Strange. Ask your mild-mannered janitor/word scribbler here if he liked interactive movies and the answer would be a definite, thrusting and penetrative “NO!”. And yet, and yet, this column has already been home to glowing commentary on both Gabriel Knight: The Beast Within and The 7th Guest.
And now it's also going to be filled with effusive, bubbly words about another one, namely Under a Killing Moon. One of the most infamous games of the 1990s, it followed on from one of our previously discussed games, The 7th Guest, by really exploiting the new capacities of CD-ROMs, coming on no fewer than four of the sods.
It was also incredibly taxing on our poor old double digit megahertz machines. The system requirements of a 386 at 25 MHz doesn't sound threatening now, but back in 1994 it was a very high absolute minimum spec. It was really crying out for a 486 to run properly and if you had the money to afford a quality system, it was very impressive. If you didn't, it made you yearn to upgrade.
Few games do this nowadays, due to developers not pushing boundaries too much because of console hardware remaining the same for so long, but back in the 90s, big name releases like this or Wing Commander 3 were real promotional tools for hardware manufacturers.

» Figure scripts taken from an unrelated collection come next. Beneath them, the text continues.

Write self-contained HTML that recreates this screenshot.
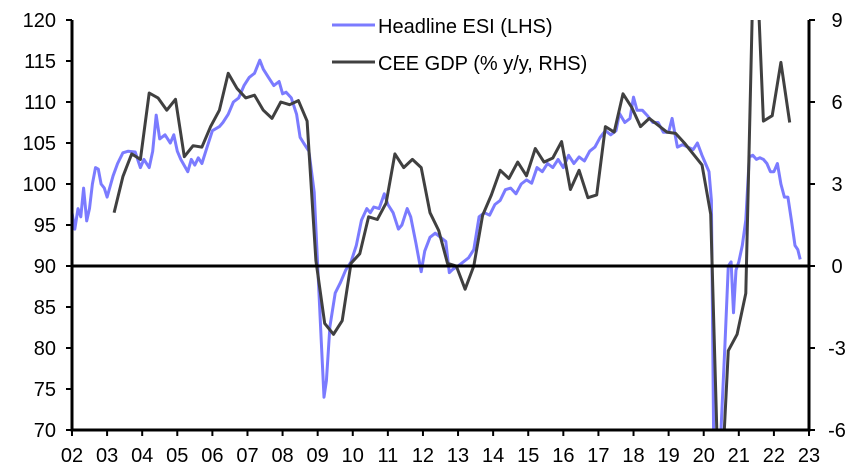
<!DOCTYPE html>
<html><head><meta charset="utf-8"><style>
html,body{margin:0;padding:0;background:#fff;overflow:hidden;width:866px;height:473px;}
svg{display:block;}
svg text{font-family:"Liberation Sans",Arial,sans-serif;font-size:20px;fill:#000;}
</style></head><body>
<svg id="chart" width="866" height="473" xmlns="http://www.w3.org/2000/svg">
<defs><clipPath id="plotclip"><rect x="72" y="20" width="737" height="410"/></clipPath></defs>
<g id="series" clip-path="url(#plotclip)"></g>
<g id="axes"></g>
<g id="legend">
<line x1="332" y1="25" x2="375" y2="25" stroke="#7b7bff" stroke-width="3"/>
<text x="378" y="33">Headline ESI (LHS)</text>
<line x1="332" y1="62" x2="375" y2="62" stroke="#404040" stroke-width="3"/>
<text x="378" y="70">CEE GDP (% y/y, RHS)</text>
</g>
</svg>
<script>
const esiDates=[
2002.0,2002.08,2002.17,2002.25,2002.33,2002.42,2002.5,2002.58,2002.67,2002.75,2002.83,2002.92,
2003.0,2003.17,2003.3,2003.45,2003.6,2003.8,2003.95,
2004.05,2004.2,2004.3,2004.4,2004.5,2004.65,2004.8,2004.9,
2005.0,2005.1,2005.3,2005.4,2005.5,2005.6,2005.7,2005.85,
2006.0,2006.2,2006.3,2006.45,2006.6,2006.75,2006.9,
2007.05,2007.2,2007.35,2007.45,2007.6,2007.75,2007.9,
2008.0,2008.1,2008.25,2008.4,2008.5,2008.6,2008.75,2008.9,
2009.0,2009.1,2009.18,2009.25,2009.35,2009.5,2009.65,2009.8,2009.95,
2010.1,2010.25,2010.4,2010.5,2010.6,2010.75,2010.9,
2011.0,2011.15,2011.3,2011.4,2011.55,2011.65,2011.8,2011.95,
2012.05,2012.2,2012.35,2012.5,2012.65,2012.75,2012.85,
2013.0,2013.15,2013.3,2013.45,2013.6,2013.75,2013.9,
2014.05,2014.2,2014.35,2014.5,2014.65,2014.8,2014.95,
2015.1,2015.25,2015.4,2015.55,2015.7,2015.85,
2016.0,2016.15,2016.3,2016.45,2016.6,2016.75,2016.9,
2017.05,2017.2,2017.35,2017.5,2017.6,2017.75,2017.9,
2018.0,2018.1,2018.25,2018.4,2018.55,2018.7,2018.85,
2019.0,2019.1,2019.25,2019.4,2019.55,2019.7,2019.82,2019.95,
2020.05,2020.15,2020.22,2020.3,2020.4,2020.5,2020.6,2020.7,2020.78,2020.85,2020.92,
2021.0,2021.1,2021.2,2021.3,2021.4,2021.5,2021.6,2021.7,2021.8,2021.9,
2022.0,2022.1,2022.2,2022.3,2022.4,2022.5,2022.6,2022.68,2022.75];
const esiValues=[
96.5,94.5,97,96,99.5,95.5,97,100,102,101.8,100,99.5,
98.4,101,102.5,103.8,104,103.9,102,
103,102,104,108.4,105.5,106,105,106,
104,103,101.5,103,102.3,103.2,102.5,104.5,
106.5,107,107.5,108.5,110,110.5,112,
113,113.5,115.1,114,113,112,112.5,
111,111.2,110.5,108.5,105.7,105,104,99,
90,81,74,76,82.6,86.7,88,89.5,90.5,
92.5,95.6,97,96.5,97.2,97,98.8,
97.5,96.5,94.5,95,97,96,92.8,89.3,
91.8,93.5,94,93.5,93,89.2,89.6,
90,90.5,91,92,96,96.5,96.2,
97.5,98,99.3,99.5,98.8,100,100.5,
100.1,102,101.5,102.5,102,103,
102,103.5,102.5,103.3,102.8,104,104.5,
105.7,106.5,106,106.5,108.6,107.5,108,
110.6,109,109,108.3,107.5,107.5,106.3,
106.3,108,104.5,104.8,104.5,104.2,105,103.5,
102.5,101.5,98,62,60,70.8,80,90,90.5,84.3,89.5,
90.5,92.5,95.6,103.3,103.5,103,103.2,103,102.5,101.5,
101.5,102.5,100,98.4,98.4,95.5,92.5,92,90.8];
const gdpQuarters=["2003Q1","2003Q2","2003Q3","2003Q4","2004Q1","2004Q2","2004Q3","2004Q4","2005Q1","2005Q2","2005Q3","2005Q4","2006Q1","2006Q2","2006Q3","2006Q4","2007Q1","2007Q2","2007Q3","2007Q4","2008Q1","2008Q2","2008Q3","2008Q4","2009Q1","2009Q2","2009Q3","2009Q4","2010Q1","2010Q2","2010Q3","2010Q4","2011Q1","2011Q2","2011Q3","2011Q4","2012Q1","2012Q2","2012Q3","2012Q4","2013Q1","2013Q2","2013Q3","2013Q4","2014Q1","2014Q2","2014Q3","2014Q4","2015Q1","2015Q2","2015Q3","2015Q4","2016Q1","2016Q2","2016Q3","2016Q4","2017Q1","2017Q2","2017Q3","2017Q4","2018Q1","2018Q2","2018Q3","2018Q4","2019Q1","2019Q2","2019Q3","2019Q4","2020Q1","2020Q2","2020Q3","2020Q4","2021Q1","2021Q2","2021Q3","2021Q4","2022Q1","2022Q2"];
const gdpValues=[1.95,3.27,4.1,3.9,6.33,6.15,5.7,6.1,4.0,4.4,4.35,5.1,5.7,7.05,6.5,6.15,6.25,5.7,5.4,6.0,5.9,6.05,5.3,0.2,-2.1,-2.5,-2.0,0.1,0.45,1.8,1.7,2.3,4.1,3.6,3.9,3.6,1.95,1.3,0.1,0.0,-0.85,0.0,1.85,2.6,3.5,3.2,3.8,3.3,4.3,3.8,3.95,4.55,2.8,3.5,2.5,2.6,5.1,4.9,6.3,5.8,5.1,5.4,5.15,4.9,4.85,4.5,4.1,3.7,1.9,-9.5,-3.1,-2.5,-1.0,13,5.3,5.5,7.45,5.25];
const leftTicks=[70,75,80,85,90,95,100,105,110,115,120];
const rightTicks=[-6,-3,0,3,6,9];
const yearLabels=["02","03","04","05","06","07","08","09","10","11","12","13","14","15","16","17","18","19","20","21","22","23"];

const NS="http://www.w3.org/2000/svg";
const X0=72,X1=809,Y0=430,Y1=20;
function xScale(yr){return X0+(yr-2002)*(X1-X0)/21;}
function yLeft(v){return Y0-(v-70)*(Y0-Y1)/50;}
function yRight(v){return Y0-(v+6)*(Y0-Y1)/15;}
function quarterToYear(q){return parseInt(q.slice(0,4))+(parseInt(q.slice(5))-1)*0.25+0.2;}
function mk(tag,attrs,parent){const e=document.createElementNS(NS,tag);for(const k in attrs)e.setAttribute(k,attrs[k]);parent.appendChild(e);return e;}

const series=document.getElementById('series');
const axes=document.getElementById('axes');

let d=esiValues.map((v,i)=>(i?'L':'M')+xScale(esiDates[i]).toFixed(1)+' '+yLeft(v).toFixed(1)).join(' ');
const esi=mk('path',{d:d,fill:'none',stroke:'#7b7bff','stroke-width':3,'stroke-linejoin':'round'},series);



d=gdpValues.map((v,i)=>(i?'L':'M')+xScale(quarterToYear(gdpQuarters[i])).toFixed(1)+' '+yRight(v).toFixed(1)).join(' ');
const gdp=mk('path',{d:d,fill:'none',stroke:'#404040','stroke-width':3,'stroke-linejoin':'round'},series);



const zl=mk('line',{x1:X0,x2:X1,y1:yLeft(90),y2:yLeft(90),stroke:'#000','stroke-width':3},axes);



const la=mk('line',{x1:X0,x2:X0,y1:Y1,y2:Y0+1.5,stroke:'#000','stroke-width':3},axes);


const ra=mk('line',{x1:X1,x2:X1,y1:Y1,y2:Y0+1.5,stroke:'#000','stroke-width':3},axes);


const ba=mk('line',{x1:X0,x2:X1,y1:Y0,y2:Y0,stroke:'#000','stroke-width':3},axes);



leftTicks.forEach(v=>{
  const y=yLeft(v);
  mk('line',{x1:X0-6,x2:X0,y1:y,y2:y,stroke:'#000','stroke-width':2},axes);
  const t=mk('text',{x:X0-16,y:y+7,'text-anchor':'end'},axes);
  t.textContent=v;
  
  
});
rightTicks.forEach(v=>{
  const y=yRight(v);
  mk('line',{x1:X1,x2:X1+6,y1:y,y2:y,stroke:'#000','stroke-width':2},axes);
  const t=mk('text',{x:X1+28,y:y+7,'text-anchor':'middle'},axes);
  t.textContent=v;
  
  
});
yearLabels.forEach((lab,i)=>{
  const x=xScale(2002+i);
  mk('line',{x1:x,x2:x,y1:Y0,y2:Y0+6,stroke:'#000','stroke-width':2},axes);
  const t=mk('text',{x:x,y:Y0+32,'text-anchor':'middle'},axes);
  t.textContent=lab;
  
  
});
</script>
</body></html>
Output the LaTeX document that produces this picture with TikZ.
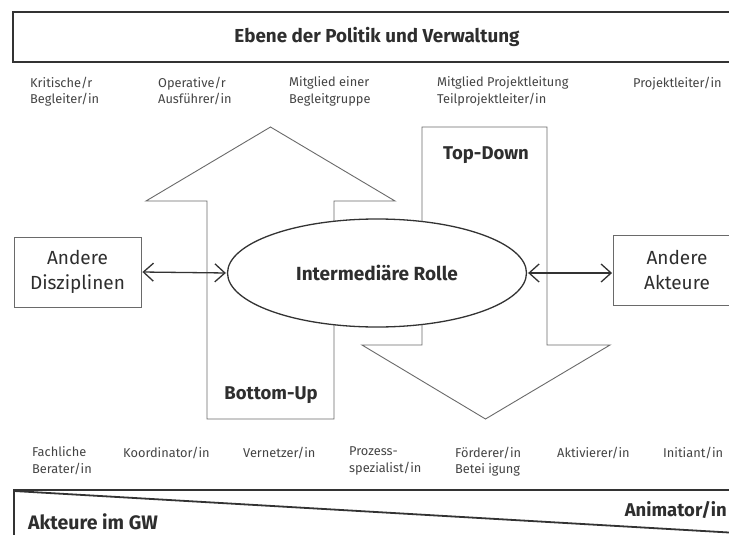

As for the game itself, it's a gumshoe noir adventure starring, interestingly, the guy who created it. Chris Jones was the main man behind the design of the game and he played the lead role of Tex Murphy, the beleaguered and downtrodden private eye who gets embroiled in a case involving a missing statuette.
Playing out like a traditional adventure, you'd move Tex around the various locations, finding objects and interrogating or just plain talking to characters inhabiting the game world, which was a crumbling radioactive post-World War III San Francisco. It's a grim place, the streets littered with rubbish and most of the buildings out of us. A large number of people have been disfigured or mutated by radiation, causing tension between the norms and the mutants.
Of course, even a token glance at the screenshots will tell you it's anything but a traditional adventure game. For a start, it's mostly played from a first-person 3D perspective, with complete freedom to look and move around the room at will. It's important that you can, because you often have to scour locations for hidden clues.
When conversations take place, the camera shifts out of first-person view and into a third-person one where you can see that the characters are all digitised and filmed and that sort of thing. Some of them you might even recognise, too. Margot Kidder was Lois Lane to Christopher Reeve's Superman, for example, and Brian Keith was in The Parent Trap in 1961. Russell Means was in Last of the Mohicans and Natural Born Killers, while there's no real need to tell you what James Earl Jones was in.
It's quite tough, often requiring some detailed scrutiny of the now very low resolution environments, and it's perfectly possible to die later on, so watch out for that. It's very well written and you'll become very attached to the bumbling loser that is Tex Murphy, played excellently by Jones.
On a side note, it's actually curious to read elsewhere that people seem to hate the acting, even Jones's. They couldn't be more wrong. Perhaps your correspondent is being a little too forgiving because it's a game he enjoyed way back when, but it's difficult to imagine someone genuinely disliking the acting.
Under a Killing Moon's most inspired design choice was not to overload the game with media moments or to make the way you play it a slave to the video. Also, there's a fantastic hint system that requires you to purchase hints using in-game points that you've earned by solving puzzles earlier. It's bizarre that nobody has used this system since (to my knowledge).
While it isn't necessarily remembered as fondly as the likes of Monkey Island or certain Sierra titles, it's easy to forget just how ground breaking this was back in 1994. It pioneered techniques that people still can't do properly – just look at some of the absolutely shitty adventures that attempt to go first-person nowadays – and genuinely pushed people into upgrading their machines in order to play it in all its glory.
It still stands up as an adventure to this day, with snappy dialogue, a lovable lead character and two more games of very similar quality following it that you'll instantly want to play after finishing this one.
You can get it over on the glorious GOG.com along with its two sequels (and non-first person prequels too). Enjoy!